● **Task brief**
Exactly the lines from the start of the data below through the line that contains "first_open = 9260" are to be copied, with pictures left out.
━━━━
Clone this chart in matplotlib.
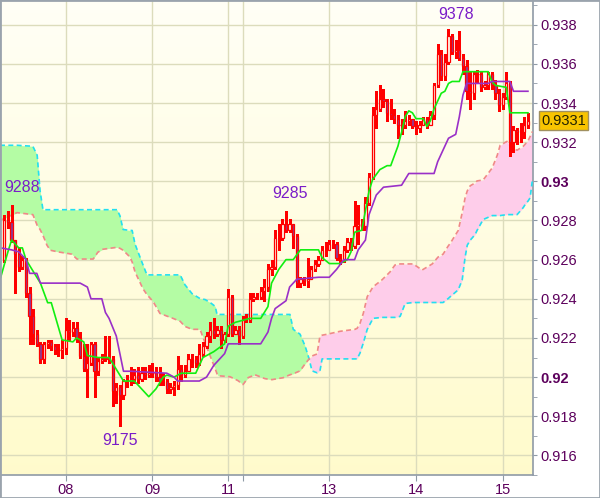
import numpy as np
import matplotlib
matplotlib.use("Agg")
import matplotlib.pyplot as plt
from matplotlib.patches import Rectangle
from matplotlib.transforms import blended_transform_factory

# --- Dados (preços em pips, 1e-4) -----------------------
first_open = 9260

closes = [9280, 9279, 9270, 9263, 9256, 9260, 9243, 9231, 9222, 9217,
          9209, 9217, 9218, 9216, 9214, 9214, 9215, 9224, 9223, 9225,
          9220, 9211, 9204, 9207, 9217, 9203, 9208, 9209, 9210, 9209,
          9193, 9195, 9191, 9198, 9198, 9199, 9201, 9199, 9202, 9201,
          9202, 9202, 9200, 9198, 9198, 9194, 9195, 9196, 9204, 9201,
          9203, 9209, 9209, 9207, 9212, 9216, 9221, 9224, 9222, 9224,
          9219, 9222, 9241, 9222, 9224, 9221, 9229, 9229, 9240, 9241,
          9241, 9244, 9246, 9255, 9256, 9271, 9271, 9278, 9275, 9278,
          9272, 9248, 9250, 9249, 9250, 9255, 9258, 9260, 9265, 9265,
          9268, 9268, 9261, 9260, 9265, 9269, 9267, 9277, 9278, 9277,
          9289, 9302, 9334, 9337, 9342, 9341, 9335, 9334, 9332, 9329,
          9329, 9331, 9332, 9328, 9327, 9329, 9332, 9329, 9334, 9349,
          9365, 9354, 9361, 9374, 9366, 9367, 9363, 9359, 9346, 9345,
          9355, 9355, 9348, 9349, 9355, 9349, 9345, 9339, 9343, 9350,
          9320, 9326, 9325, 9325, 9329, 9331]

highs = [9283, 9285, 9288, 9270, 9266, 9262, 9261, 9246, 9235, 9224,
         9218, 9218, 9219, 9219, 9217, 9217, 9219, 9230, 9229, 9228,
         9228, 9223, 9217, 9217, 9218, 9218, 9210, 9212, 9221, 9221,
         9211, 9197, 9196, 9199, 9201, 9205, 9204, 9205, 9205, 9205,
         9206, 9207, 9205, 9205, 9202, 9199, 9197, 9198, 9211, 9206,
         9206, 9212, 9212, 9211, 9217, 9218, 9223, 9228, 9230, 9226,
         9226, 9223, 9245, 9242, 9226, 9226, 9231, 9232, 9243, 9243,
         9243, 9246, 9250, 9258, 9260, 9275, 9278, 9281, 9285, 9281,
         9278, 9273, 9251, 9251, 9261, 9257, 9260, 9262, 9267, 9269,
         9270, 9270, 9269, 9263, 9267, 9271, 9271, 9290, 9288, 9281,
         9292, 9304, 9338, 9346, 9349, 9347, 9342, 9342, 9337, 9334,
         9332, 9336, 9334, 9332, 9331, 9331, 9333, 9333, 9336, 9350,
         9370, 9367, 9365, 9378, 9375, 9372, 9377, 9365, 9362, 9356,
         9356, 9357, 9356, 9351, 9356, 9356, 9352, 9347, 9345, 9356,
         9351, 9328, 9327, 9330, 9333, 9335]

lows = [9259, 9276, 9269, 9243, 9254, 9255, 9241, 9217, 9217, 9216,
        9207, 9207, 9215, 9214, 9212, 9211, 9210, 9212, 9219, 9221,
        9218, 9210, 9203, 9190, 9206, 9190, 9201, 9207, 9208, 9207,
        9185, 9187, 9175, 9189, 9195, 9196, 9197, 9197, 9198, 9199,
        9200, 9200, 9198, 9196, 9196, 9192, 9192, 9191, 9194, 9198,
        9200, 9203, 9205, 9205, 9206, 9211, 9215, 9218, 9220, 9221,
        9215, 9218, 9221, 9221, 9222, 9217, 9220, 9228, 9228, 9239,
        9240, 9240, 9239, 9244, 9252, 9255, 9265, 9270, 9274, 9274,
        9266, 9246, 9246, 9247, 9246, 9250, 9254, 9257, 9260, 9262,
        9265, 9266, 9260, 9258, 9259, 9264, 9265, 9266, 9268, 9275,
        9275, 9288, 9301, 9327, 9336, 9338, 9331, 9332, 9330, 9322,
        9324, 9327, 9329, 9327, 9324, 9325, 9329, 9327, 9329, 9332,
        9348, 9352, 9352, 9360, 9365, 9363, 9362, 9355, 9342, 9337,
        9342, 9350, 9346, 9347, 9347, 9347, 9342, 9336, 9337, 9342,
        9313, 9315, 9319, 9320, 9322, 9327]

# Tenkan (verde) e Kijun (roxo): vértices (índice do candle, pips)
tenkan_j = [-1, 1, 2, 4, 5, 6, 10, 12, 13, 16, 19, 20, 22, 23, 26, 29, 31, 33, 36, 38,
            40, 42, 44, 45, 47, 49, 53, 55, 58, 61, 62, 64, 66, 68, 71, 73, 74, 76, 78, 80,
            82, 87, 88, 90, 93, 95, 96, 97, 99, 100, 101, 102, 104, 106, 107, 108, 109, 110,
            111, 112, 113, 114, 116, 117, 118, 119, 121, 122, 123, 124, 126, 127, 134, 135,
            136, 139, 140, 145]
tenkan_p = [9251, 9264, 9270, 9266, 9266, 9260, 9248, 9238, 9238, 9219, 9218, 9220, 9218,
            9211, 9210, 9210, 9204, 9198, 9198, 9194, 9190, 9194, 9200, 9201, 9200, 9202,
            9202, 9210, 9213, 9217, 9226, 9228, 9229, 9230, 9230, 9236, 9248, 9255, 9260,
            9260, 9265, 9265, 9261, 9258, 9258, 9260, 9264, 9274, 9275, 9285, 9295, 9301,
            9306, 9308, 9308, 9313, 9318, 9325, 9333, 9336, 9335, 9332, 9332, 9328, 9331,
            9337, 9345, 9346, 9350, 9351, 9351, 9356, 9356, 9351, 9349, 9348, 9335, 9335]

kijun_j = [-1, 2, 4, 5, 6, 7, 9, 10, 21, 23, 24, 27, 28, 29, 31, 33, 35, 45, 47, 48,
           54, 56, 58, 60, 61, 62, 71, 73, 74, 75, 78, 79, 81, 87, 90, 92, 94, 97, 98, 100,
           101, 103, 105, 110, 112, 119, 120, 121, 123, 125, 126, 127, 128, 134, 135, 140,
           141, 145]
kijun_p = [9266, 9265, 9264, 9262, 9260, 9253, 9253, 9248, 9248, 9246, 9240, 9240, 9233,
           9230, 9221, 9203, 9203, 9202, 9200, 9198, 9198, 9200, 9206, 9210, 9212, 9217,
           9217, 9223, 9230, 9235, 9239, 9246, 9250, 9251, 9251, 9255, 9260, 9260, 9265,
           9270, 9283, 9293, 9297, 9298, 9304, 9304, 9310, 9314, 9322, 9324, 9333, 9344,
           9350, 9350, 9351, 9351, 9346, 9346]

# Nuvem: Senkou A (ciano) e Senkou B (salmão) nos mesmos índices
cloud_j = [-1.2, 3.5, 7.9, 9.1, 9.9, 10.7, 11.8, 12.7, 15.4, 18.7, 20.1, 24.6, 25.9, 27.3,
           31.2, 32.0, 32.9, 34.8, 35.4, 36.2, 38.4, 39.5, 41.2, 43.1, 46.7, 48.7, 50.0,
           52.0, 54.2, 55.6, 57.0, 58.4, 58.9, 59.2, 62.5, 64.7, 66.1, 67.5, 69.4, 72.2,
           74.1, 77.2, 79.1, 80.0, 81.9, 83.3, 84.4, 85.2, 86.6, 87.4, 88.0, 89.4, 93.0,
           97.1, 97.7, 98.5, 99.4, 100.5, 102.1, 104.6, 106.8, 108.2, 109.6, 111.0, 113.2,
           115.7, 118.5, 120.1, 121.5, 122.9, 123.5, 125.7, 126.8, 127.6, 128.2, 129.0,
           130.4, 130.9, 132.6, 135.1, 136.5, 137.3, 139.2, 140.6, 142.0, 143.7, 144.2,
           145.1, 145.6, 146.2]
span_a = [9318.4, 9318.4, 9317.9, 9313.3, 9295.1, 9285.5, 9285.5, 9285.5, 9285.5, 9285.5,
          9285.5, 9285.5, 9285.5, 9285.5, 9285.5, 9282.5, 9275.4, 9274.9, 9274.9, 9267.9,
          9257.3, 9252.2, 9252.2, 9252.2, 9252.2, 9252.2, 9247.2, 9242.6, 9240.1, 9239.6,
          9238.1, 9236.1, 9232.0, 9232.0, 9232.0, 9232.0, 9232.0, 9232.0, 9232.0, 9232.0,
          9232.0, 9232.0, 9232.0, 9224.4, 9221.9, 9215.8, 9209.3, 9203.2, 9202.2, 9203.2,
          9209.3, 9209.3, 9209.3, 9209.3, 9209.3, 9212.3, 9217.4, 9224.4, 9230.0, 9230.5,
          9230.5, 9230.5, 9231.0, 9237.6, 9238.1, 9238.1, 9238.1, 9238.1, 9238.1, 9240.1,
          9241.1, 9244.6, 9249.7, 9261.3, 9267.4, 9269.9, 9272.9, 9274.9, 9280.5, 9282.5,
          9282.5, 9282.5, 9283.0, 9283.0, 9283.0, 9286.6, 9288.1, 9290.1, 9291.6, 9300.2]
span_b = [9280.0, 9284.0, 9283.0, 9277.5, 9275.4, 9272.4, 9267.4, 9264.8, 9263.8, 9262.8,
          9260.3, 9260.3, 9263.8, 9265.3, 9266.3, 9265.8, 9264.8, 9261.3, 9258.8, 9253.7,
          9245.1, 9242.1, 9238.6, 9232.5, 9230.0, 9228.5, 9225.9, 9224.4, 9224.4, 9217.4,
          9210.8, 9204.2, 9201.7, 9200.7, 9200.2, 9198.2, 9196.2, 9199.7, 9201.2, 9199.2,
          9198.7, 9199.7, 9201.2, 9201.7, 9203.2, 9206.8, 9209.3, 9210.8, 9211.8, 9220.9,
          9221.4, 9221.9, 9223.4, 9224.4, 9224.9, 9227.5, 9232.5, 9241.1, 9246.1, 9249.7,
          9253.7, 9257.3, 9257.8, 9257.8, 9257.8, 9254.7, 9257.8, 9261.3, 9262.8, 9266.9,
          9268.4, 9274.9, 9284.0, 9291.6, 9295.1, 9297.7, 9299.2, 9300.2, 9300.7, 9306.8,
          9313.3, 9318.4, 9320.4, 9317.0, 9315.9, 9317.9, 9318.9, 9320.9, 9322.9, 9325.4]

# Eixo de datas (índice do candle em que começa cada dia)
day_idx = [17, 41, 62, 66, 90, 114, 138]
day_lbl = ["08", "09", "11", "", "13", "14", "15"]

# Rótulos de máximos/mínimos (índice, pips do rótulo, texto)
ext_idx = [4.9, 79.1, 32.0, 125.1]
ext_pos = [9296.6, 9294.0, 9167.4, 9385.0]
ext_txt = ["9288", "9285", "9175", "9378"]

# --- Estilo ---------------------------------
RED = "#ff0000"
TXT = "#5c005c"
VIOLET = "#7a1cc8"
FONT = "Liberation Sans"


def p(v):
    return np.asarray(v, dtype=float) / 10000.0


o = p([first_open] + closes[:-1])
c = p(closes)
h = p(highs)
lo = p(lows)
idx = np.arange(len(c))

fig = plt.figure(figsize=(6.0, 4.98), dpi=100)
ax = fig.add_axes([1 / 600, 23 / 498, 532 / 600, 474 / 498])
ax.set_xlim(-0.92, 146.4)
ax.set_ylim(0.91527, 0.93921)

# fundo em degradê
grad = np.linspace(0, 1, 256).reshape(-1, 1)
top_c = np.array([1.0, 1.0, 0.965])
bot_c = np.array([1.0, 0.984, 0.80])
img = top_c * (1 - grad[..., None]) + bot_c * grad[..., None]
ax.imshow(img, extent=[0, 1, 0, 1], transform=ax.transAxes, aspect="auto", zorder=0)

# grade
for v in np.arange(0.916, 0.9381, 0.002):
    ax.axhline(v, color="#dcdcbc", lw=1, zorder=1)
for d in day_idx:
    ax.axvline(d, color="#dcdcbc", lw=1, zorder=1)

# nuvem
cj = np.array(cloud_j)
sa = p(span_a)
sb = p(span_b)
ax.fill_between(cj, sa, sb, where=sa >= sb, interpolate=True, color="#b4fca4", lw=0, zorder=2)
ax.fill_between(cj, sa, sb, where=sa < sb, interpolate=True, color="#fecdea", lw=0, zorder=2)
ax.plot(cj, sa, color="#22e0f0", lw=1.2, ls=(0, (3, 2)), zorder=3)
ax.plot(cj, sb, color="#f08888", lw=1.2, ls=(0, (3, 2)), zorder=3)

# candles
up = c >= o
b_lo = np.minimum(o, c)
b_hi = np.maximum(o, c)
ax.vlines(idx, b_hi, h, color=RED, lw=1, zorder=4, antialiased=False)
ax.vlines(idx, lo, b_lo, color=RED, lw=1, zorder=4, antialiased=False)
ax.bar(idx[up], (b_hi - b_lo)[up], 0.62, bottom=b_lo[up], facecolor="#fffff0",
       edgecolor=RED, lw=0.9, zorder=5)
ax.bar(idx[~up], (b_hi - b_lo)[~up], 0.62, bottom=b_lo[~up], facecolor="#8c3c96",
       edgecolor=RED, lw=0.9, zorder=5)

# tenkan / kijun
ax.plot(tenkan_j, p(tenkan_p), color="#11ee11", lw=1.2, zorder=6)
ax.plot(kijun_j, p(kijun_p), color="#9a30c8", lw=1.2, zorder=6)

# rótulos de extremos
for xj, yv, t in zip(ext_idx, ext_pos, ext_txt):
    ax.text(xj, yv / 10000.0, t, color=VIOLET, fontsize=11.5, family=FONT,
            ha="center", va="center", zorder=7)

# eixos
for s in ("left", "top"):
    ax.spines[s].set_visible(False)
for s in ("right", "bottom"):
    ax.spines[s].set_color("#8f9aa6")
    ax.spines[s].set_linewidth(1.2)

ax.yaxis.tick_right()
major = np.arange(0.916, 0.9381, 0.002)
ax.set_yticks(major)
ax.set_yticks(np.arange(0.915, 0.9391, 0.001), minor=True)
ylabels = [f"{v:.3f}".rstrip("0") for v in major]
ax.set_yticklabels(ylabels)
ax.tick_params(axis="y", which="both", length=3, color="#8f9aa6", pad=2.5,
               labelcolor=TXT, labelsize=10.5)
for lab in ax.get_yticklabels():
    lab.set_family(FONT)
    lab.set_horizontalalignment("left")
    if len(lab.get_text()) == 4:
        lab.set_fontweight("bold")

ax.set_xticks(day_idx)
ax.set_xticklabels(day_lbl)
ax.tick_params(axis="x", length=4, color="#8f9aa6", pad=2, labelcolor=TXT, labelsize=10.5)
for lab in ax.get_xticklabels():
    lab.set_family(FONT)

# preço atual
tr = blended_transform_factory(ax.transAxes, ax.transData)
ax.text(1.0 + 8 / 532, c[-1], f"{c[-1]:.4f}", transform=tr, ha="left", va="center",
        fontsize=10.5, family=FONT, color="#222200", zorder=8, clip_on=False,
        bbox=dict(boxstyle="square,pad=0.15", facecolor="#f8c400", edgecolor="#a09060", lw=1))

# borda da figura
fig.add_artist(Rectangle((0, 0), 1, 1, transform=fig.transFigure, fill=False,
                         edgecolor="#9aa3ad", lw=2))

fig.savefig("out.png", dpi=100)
━━━━
● **Response**
Clone this chart in matplotlib.
import numpy as np
import matplotlib
matplotlib.use("Agg")
import matplotlib.pyplot as plt
from matplotlib.patches import Rectangle
from matplotlib.transforms import blended_transform_factory

# --- Dados (preços em pips, 1e-4) -----------------------
first_open = 9260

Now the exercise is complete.